= YOUR OBJECTIVE =
Transcribe exactly the lines from the one containing "Rebuild this chart" through the one containing "Consumtion in the", both included, and leave out any pictures.

= INFORMATION SHOWN =
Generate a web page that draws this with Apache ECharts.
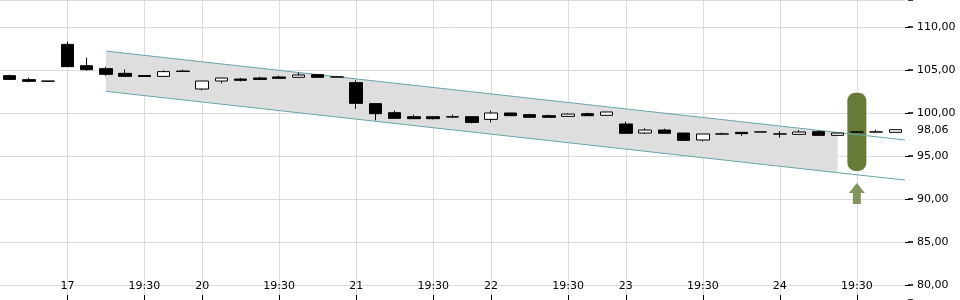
--
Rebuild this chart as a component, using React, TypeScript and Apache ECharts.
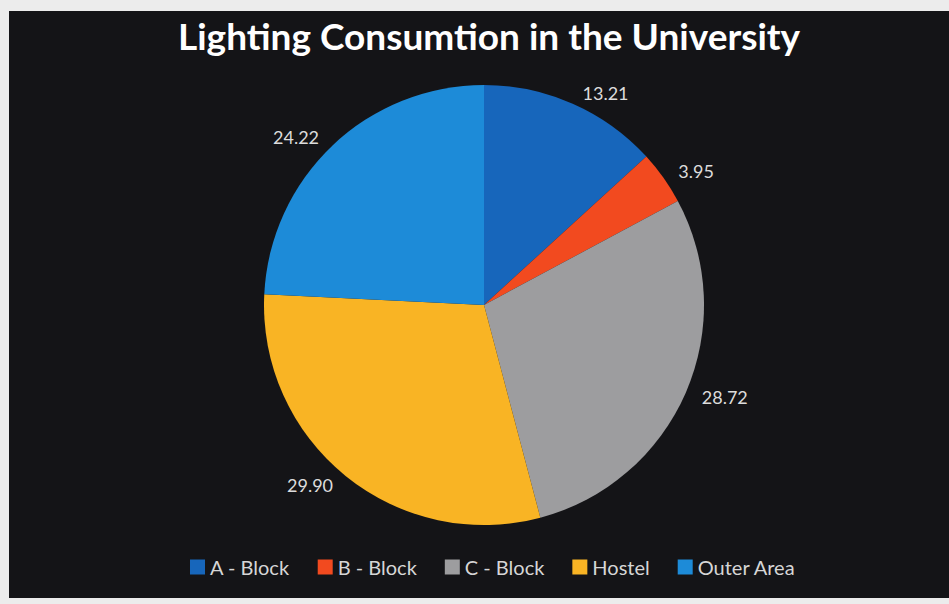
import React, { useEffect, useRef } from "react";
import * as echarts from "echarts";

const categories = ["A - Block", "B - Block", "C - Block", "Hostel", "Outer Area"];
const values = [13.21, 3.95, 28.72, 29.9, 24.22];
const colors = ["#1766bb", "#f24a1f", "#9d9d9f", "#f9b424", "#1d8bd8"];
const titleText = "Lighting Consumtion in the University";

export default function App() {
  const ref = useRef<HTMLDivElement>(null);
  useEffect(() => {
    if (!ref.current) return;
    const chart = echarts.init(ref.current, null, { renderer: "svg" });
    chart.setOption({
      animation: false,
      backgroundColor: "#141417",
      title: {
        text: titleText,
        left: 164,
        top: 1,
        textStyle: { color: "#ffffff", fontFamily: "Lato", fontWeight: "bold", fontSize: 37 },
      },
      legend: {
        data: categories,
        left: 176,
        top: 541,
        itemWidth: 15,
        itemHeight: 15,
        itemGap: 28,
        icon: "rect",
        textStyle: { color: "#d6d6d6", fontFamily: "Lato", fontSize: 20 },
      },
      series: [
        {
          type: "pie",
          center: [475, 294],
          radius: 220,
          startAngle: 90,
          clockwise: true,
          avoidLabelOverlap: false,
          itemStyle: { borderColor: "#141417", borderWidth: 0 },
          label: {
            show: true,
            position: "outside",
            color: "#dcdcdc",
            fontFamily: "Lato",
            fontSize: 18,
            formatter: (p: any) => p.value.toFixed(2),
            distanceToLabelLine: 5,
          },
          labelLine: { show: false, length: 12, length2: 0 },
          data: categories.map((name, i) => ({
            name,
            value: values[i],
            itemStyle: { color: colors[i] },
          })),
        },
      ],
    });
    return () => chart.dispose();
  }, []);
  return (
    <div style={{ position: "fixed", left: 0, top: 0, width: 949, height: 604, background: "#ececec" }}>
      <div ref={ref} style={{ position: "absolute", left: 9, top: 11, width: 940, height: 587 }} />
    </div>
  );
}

= TASK RESULT =
Rebuild this chart as a component, using React, TypeScript and Apache ECharts.
import React, { useEffect, useRef } from "react";
import * as echarts from "echarts";

const categories = ["A - Block", "B - Block", "C - Block", "Hostel", "Outer Area"];
const values = [13.21, 3.95, 28.72, 29.9, 24.22];
const colors = ["#1766bb", "#f24a1f", "#9d9d9f", "#f9b424", "#1d8bd8"];
const titleText = "Lighting Consumtion in the University";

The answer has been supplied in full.